На нем только полотенце, и Марк дрожит от холода, стоя в дверном проеме и глядя на ступеньки. Капли воды поблескивают на волосках на его груди.
– Кто мог совершить такое? – Я уже плачу, меня охватывает облегчение, как бывает после шока, когда понимаешь, что с тобой все в порядке.
– В каком смысле «кто»? Лиса, я полагаю. Хорошо, что на улице мороз, иначе тут бы уже все воняло.
– Ты думаешь, это сделало какое-то животное?
– Надо же, в его распоряжении целый парк через дорогу, а оно выбрало наше крыльцо, – размышляет Марк. – Сейчас я пойду оденусь, а потом все уберу.
Что-то тут не складывается. Я пытаюсь понять, что именно, но мысль словно ускользает от меня.
– Но если это сделала лиса, почему она не съела кролика? Ты только посмотри, сколько тут мяса и… – К горлу у меня подступает тошнота. – И внутренностей. Зачем убивать его, если потом не собираешься съесть?
– Да они так и поступают, ты что, не знала? Городские лисы привыкли питаться содержимым мусорных баков, а убивают для развлечения. Если такая лиса забирается в курятник, она передавит всех кур, но ни одну чертову курицу не съест.
Я знаю, что он прав. Много лет назад мой отец решил заняться разведением гусей и даже построил для них загончик в саду. Мне тогда было лет пять-шесть, но я помню, как натягивала резиновые сапожки и бежала в сад собрать свежие яйца и насыпать зерна на траву. Невзирая на то что на Рождество гусей ждала неминуемая погибель, моя мама раздала всем им имена и созывала их вечером, обращаясь к каждой птице по отдельности. Ее любимицей – а потому и моей – была бойкая гусыня с серыми перышками. Звали ее Дудочка.
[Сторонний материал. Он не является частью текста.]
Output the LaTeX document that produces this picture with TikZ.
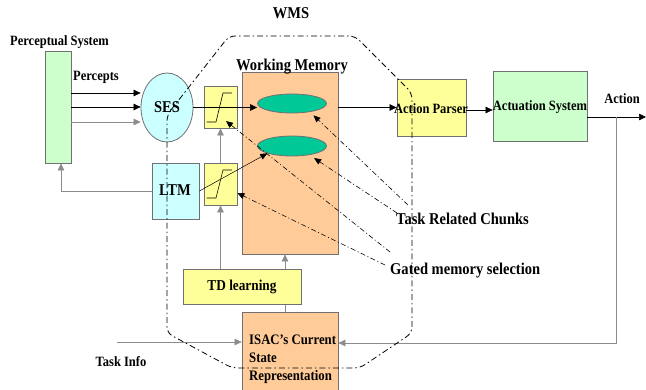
\documentclass[tikz,border=0pt]{standalone}
\usepackage{fontspec}
\setmainfont{Liberation Serif}[FakeStretch=0.88]
\usetikzlibrary{arrows.meta,shapes.geometric,calc}
\definecolor{peach}{HTML}{FFCC99}
\definecolor{pale}{HTML}{FFFF99}
\definecolor{mint}{HTML}{CCFFCC}
\definecolor{ice}{HTML}{CCFFFF}
\definecolor{jade}{HTML}{00C896}
\definecolor{edge}{HTML}{707070}
\definecolor{lineg}{HTML}{8C8C8C}
\begin{document}
\begin{tikzpicture}[x=1pt,y=-1pt,
 box/.style={draw=edge,line width=0.8pt,inner sep=0pt},
 txt/.style={font=\bfseries\fontsize{14.2}{17}\selectfont,inner sep=0pt},
 bigtxt/.style={font=\bfseries\fontsize{16.5}{19}\selectfont,inner sep=0pt},
 arr/.style={line width=0.6pt,-{Triangle[length=7pt,width=6.5pt]}},
 garr/.style={arr,draw=lineg},
 thinarr/.style={line width=0.5pt,-{Triangle[length=7pt,width=6pt]}},
 dd/.style={line width=0.6pt,dash pattern=on 5pt off 2.5pt on 1pt off 2.5pt},
 ddarr/.style={dd,-{Triangle[length=7pt,width=6pt]}},
 sig/.style={line width=0.6pt,draw=black}]
\useasboundingbox (0,0) rectangle (646,389);
\fill[white] (0,0) rectangle (646,389);

% main blocks
\node[box,fill=mint,minimum width=26pt,minimum height=112pt] (perc) at (58,107) {};
\node[box,fill=ice,ellipse,minimum width=52pt,minimum height=69pt] (ses) at (167,107.5) {};
\node[box,fill=peach,minimum width=96pt,minimum height=182pt] (wm) at (290,163) {};
\node[box,fill=peach,minimum width=96pt,minimum height=82pt] (isac) at (290,353) {};
\draw[garr] ([xshift=-5pt]isac.north) -- ([xshift=-5pt]wm.south);
\node[box,fill=pale,minimum width=118pt,minimum height=35pt] (td) at (242,286.5) {};
\node[box,fill=pale,minimum width=33pt,minimum height=42pt] (g1) at (220.5,107) {};
\node[box,fill=pale,minimum width=33pt,minimum height=42pt] (g2) at (220.5,184) {};
\node[box,fill=ice,minimum width=47pt,minimum height=56pt] (ltm) at (175.5,191) {};
\node[box,fill=jade,ellipse,minimum width=69pt,minimum height=19pt] (ell1) at (292,103.5) {};
\node[box,fill=jade,ellipse,minimum width=69pt,minimum height=20pt] (ell2) at (292,146) {};
\node[box,fill=pale,minimum width=69pt,minimum height=57pt] (ap) at (431.5,107.5) {};
\node[box,fill=mint,minimum width=94pt,minimum height=70pt] (act) at (540,106) {};

% sigmoids
\draw[sig] ([shift={(-14,15)}]g1.center) -- ++(9.5,0) -- ++(7,-29) -- ++(9,0);
\draw[sig] ([shift={(-14,14)}]g2.center) -- ++(9.5,0) -- ++(7,-28) -- ++(9,0);

% coordinates
\coordinate (actout) at (646,117);
\coordinate (fb) at (616,117);
\coordinate (ti) at (117,342);
\coordinate (trcA) at (408,205);
\coordinate (trcB) at (397,213);
\coordinate (gmsA) at (390,252);
\coordinate (gmsB) at (385,265);

% connectors
\draw[arr] ([yshift=14pt]perc.east) -- ([yshift=14pt]perc.east -| ses.west);
\draw[arr] (perc.east) -- (perc.east -| ses.west);
\draw[garr] ([yshift=-15pt]perc.east) -- ([yshift=-15pt]perc.east -| ses.west);
\draw[arr] (ses.east) -- (ses.east -| ell1.west);
\draw[arr] (ap.west -| wm.east) -- (ap.west);
\draw[arr] ([yshift=-2.5pt]ap.east) -- ([yshift=-2.5pt]ap.east -| act.west);
\draw[arr] ([yshift=-11pt]act.east) -- (actout);
\draw[garr] (fb) |- ([yshift=10pt]isac.east);
\draw[garr] (ti) -- (ti -| isac.west);
\draw[garr] (ltm.west) -| ([xshift=3pt]perc.south);
\draw[garr] (g2.north) -- (g1.south);
\draw[garr] (td.north -| g2) -- (g2.south);
\draw[thinarr] (ltm.east) -- (ell2.south west);

% dash-dot pointers
\draw[ddarr] (trcA) -- ([yshift=-4pt]ell1.-20);
\draw[ddarr] (trcB) -- ([yshift=-4pt]ell2.-20);
\draw[ddarr] (gmsA) -- ([shift={(5.5,14)}]g1.center);
\draw[ddarr] (gmsB) -- ([yshift=-9pt]g2.east);

% WMS boundary
\draw[line width=0.8pt,dash pattern=on 6pt off 3pt on 1.5pt off 3pt,rounded corners=6pt]
  (167,115) -- (229,36) -- (355,36) -- (412,93) -- (412,333) -- (360,368) -- (232,368) -- (167,333) -- cycle;

% texts
\node[bigtxt] (wmst) at (291,13) {WMS};
\node[txt,anchor=west] (perct) at (10,42) {Perceptual System};
\node[txt,anchor=west] (pcpt) at (73,77) {Percepts};
\node[bigtxt] (wmt) at (292,67) {Working Memory};
\node[bigtxt] (sest) at (167,107) {SES};
\node[bigtxt] (ltmt) at (175,190) {LTM};
\node[txt] (apt) at (431,109) {Action Parser};
\node[txt] (actt) at (540,107) {Actuation System};
\node[txt] (actiont) at (622,99) {Action};
\node[txt,font=\bfseries\fontsize{15.1}{17}\selectfont] (tdt) at (242,287) {TD learning};
\node[txt,anchor=west,align=left,font=\bfseries\fontsize{14.5}{18}\selectfont] (isact) at (249,359) {ISAC’s Current\\State\\Representation};
\node[txt] (tit) at (121,362) {Task Info};
\node[bigtxt,anchor=west] (trct) at (396,219) {Task Related Chunks};
\node[bigtxt,anchor=west] (gmst) at (390,271) {Gated memory selection};
\end{tikzpicture}
\end{document}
Если остальные гуси шипели и били крыльями, когда к ним подходили слишком близко, то Дудочка разрешала маме кормить ее с руки. Эта ее доверчивость и навлекла на нее беду. Лисица – настолько наглая, что даже не стала дожидаться темноты, – испугалась других, куда более грозных гусей, но бедной Дудочке вцепилась в шею, и вечером мы с мамой нашли обезглавленное тельце нашей любимой птички.
– Мерзкие твари. В такие моменты понимаешь, зачем существуют охотники на лис, правда?
Нет, этого я не понимаю. Лис в лесу я никогда не встречала, а вот в городе их полно: расхаживают по улицам как ни в чем не бывало. Но тем не менее они так красивы, что я даже представить себе не могу, что их нужно убивать в наказание за их природные наглость и охотничьи инстинкты.
Я все гляжу на убитого кролика, и меня наконец осеняет, что здесь не так.
– Крови слишком много, – медленно произношу я, по мере того как мои мысли оформляются в слова.
Под безжизненным тельцем виднеется лужица крови, но, кроме того, она размазана по трем ступенькам, ведущим к гравиевой дорожке. На лице Марка проступает озадаченность, он обдумывает мои слова.
– Я помню, как мы вскрывали лягушек на уроках биологии в четвертом классе, но вот с кроликами я никогда не имел дела. Сколько крови в нем должно быть?
В его голосе слышится сарказм, и мое раздражение нарастает. Почему он не видит того, что вижу я?
– Допустим, это сделала лиса. – Я стараюсь сохранять спокойствие. – И допустим, в крошечном диком кролике достаточно крови, чтобы устроить весь этот бардак, – лиса что, лапы о ступени вытирала?
Марк смеется, но я не шучу.
– Или она хвостом эти пятна крови нарисовала?
Именно так наше крыльцо и выглядит. Словно кто-то взял кисть, обмакнул в кроличью кровь и раскрасил наши ступени. С неожиданной ясностью я понимаю, что наше крыльцо похоже на место преступления.
Лицо Марка приобретает серьезное выражение. Он крепко обнимает меня за плечи, закрывает дверь, а затем отстраняется и ловит мой взгляд.
– Расскажи мне. Ну, расскажи мне, кто это сделал, – предлагает он.
– Я не знаю, кто это сделал. Но он так поступил из-за того, что я обратилась в полицию. Он так поступил, потому что знает что-то о маминой смерти и хочет, чтобы я так и не выяснила правду. – От озвучивания моя теория не становится менее фантастической.